Russia has been the exception. In a decade when high oil prices generated huge inflows of petrodollars, it failed to diversify away from natural resources, especially oil and gas, while its state-owned conglomerates became even less efficient. Russia has suffered disastrously from the economic slump. Its GDP is forecast to shrink by 7.5 percent this year, despite a bounce in oil prices in the fourth quarter. By early 2009, Russia's finance minister Alexey Kudrin was pleading with the international community not to kick his country off the prestigious BRIC list.
It may be too late. Some economists are ready to replace Russia with Indonesia on the list of leading emerging economies. The world's most populous Muslim-majority nation, Indonesia also began as an oil exporter (it used to belong to OPEC but suspended its membership in January 2009) and commodity producer. However, it has undergone considerable changes since the 1997 Asian financial crisis, including greater democracy and economic reforms. The Economist Intelligence Unit forecasts that Indonesia's economy will grow by over 4 percent this year and next.
Appropriate Name
So, if Russia is removed from the BRICs and is replaced by Indonesia, what should this prestigious up-and-coming economic club be called? Shouldn't it become the BICIs?
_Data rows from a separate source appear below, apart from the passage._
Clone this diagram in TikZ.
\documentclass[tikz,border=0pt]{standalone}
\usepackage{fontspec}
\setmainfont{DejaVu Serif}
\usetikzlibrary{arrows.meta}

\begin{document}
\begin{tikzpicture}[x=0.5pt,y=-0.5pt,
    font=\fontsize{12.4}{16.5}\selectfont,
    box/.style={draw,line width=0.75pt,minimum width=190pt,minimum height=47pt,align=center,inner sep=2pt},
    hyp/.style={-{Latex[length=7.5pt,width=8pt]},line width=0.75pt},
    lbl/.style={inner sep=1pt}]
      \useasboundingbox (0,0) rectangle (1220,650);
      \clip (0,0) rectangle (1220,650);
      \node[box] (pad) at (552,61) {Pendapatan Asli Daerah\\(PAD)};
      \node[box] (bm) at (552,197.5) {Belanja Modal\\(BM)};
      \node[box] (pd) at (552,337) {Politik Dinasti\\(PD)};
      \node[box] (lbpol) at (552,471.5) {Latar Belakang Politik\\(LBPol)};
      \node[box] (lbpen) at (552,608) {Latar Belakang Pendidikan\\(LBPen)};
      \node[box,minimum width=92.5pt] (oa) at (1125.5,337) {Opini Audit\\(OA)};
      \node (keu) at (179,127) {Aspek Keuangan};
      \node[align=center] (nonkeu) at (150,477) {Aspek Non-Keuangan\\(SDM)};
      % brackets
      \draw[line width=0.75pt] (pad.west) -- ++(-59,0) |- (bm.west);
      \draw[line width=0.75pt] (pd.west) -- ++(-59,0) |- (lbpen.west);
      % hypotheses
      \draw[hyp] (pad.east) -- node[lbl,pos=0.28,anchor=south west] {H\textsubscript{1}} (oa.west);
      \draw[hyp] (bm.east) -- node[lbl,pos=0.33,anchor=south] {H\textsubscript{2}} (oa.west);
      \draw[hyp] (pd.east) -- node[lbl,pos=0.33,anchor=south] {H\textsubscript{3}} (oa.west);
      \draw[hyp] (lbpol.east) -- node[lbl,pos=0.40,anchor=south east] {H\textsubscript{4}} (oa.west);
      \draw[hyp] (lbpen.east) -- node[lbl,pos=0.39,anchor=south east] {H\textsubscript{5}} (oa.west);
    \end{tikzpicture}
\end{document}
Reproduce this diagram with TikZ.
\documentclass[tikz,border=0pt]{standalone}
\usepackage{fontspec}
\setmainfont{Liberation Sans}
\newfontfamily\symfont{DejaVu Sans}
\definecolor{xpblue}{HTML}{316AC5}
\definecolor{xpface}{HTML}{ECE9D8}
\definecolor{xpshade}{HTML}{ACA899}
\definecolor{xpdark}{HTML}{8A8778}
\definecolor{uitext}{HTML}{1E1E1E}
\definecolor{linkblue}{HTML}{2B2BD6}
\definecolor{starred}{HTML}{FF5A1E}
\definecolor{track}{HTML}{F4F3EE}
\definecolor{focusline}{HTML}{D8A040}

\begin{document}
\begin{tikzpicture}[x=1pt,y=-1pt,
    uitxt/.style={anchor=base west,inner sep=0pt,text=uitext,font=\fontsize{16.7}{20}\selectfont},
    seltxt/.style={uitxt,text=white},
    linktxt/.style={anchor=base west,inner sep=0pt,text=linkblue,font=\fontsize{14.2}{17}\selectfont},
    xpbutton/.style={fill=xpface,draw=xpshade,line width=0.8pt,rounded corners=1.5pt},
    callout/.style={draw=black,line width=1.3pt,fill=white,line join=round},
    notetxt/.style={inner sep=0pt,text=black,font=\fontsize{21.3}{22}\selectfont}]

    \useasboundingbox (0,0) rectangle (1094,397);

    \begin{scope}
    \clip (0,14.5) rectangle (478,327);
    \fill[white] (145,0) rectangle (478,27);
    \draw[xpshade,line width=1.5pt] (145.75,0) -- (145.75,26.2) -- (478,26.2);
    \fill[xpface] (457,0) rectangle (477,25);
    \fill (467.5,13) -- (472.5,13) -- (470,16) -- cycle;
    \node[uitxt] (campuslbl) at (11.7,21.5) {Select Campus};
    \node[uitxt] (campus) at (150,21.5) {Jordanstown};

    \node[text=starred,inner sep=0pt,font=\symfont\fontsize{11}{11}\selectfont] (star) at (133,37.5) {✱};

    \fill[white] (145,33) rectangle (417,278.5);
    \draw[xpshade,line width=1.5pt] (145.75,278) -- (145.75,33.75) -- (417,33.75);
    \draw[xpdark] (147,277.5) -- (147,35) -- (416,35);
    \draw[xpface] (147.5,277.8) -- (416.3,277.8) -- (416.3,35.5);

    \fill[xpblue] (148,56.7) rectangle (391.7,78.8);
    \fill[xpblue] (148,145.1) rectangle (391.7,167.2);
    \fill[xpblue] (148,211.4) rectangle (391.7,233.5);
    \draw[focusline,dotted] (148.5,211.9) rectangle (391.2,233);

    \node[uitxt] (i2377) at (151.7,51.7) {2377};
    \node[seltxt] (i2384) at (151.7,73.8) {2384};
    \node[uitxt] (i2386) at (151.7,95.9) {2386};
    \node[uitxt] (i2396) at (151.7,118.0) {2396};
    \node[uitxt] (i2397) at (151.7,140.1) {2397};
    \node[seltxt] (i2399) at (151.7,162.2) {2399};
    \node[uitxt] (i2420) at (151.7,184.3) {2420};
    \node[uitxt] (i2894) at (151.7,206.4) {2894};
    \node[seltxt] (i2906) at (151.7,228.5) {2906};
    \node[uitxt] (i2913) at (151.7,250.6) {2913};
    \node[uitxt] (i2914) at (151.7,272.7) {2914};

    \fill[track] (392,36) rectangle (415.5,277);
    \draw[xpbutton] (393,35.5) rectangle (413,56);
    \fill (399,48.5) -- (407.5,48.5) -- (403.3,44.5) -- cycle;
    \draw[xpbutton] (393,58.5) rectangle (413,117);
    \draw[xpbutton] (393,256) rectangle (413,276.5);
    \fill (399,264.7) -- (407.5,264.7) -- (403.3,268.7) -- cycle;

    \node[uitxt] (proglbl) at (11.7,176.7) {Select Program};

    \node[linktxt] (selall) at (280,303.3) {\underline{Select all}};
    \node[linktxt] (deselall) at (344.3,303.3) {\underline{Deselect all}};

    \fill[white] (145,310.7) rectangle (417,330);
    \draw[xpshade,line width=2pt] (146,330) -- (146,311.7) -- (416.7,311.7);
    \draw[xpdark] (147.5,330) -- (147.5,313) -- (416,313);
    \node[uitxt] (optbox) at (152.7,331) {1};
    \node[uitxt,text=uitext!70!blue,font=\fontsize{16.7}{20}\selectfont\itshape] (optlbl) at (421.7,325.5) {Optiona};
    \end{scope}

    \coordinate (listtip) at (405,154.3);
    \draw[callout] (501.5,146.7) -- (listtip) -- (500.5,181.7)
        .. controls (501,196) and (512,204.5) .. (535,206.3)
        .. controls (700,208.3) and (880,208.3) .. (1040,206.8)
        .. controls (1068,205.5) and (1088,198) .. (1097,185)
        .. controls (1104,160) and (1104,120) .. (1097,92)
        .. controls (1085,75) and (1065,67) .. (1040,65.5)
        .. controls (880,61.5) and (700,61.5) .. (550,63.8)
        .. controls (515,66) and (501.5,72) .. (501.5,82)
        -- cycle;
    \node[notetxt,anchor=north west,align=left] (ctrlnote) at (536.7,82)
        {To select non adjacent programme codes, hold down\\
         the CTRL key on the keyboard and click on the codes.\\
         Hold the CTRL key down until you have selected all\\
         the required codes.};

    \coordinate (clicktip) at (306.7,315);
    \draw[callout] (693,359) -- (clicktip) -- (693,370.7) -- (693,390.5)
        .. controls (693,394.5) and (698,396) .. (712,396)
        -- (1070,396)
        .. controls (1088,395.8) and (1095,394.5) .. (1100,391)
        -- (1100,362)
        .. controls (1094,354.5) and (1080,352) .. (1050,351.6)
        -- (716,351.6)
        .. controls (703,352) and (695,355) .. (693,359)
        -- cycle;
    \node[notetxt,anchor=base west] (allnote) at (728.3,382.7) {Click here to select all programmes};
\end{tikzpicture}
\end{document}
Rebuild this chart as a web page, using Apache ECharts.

In a way, this could prove to be a more appropriate name. The old BRICs did stand up against the crisis, but not like a real brick wall. Russia quickly became a breach you could drive a truck through: Import demand fell sharply and its motor vehicles market, which briefly emerged in 2008 as Europe's largest, shrank by around 50 percent.
The remaining BRICs did provide some help to the world economy, but it has been a mixed blessing. Demand from China supported international commodity prices, notably the price of oil and most metals. This was hardly a great help to the rest of the world during an economic slump. In the U.S., motorists have already started to see higher gasoline prices once more. Meanwhile, Chinese authorities are not letting the yuan appreciate against the U.S. dollar, a move that would have resulted in fewer Chinese exports to the rest of the world and greater imports from other countries.
In Latin languages, including Brazil's Portuguese, the word bici is short for a bicycle. And "bicycle economy" is a term often applied to Asian Tigers, notably South Korea, Taiwan and others on the Pacific Rim. This refers to the fact that they either roll forward at a breakneck speed or, the moment they stop, start to topple over.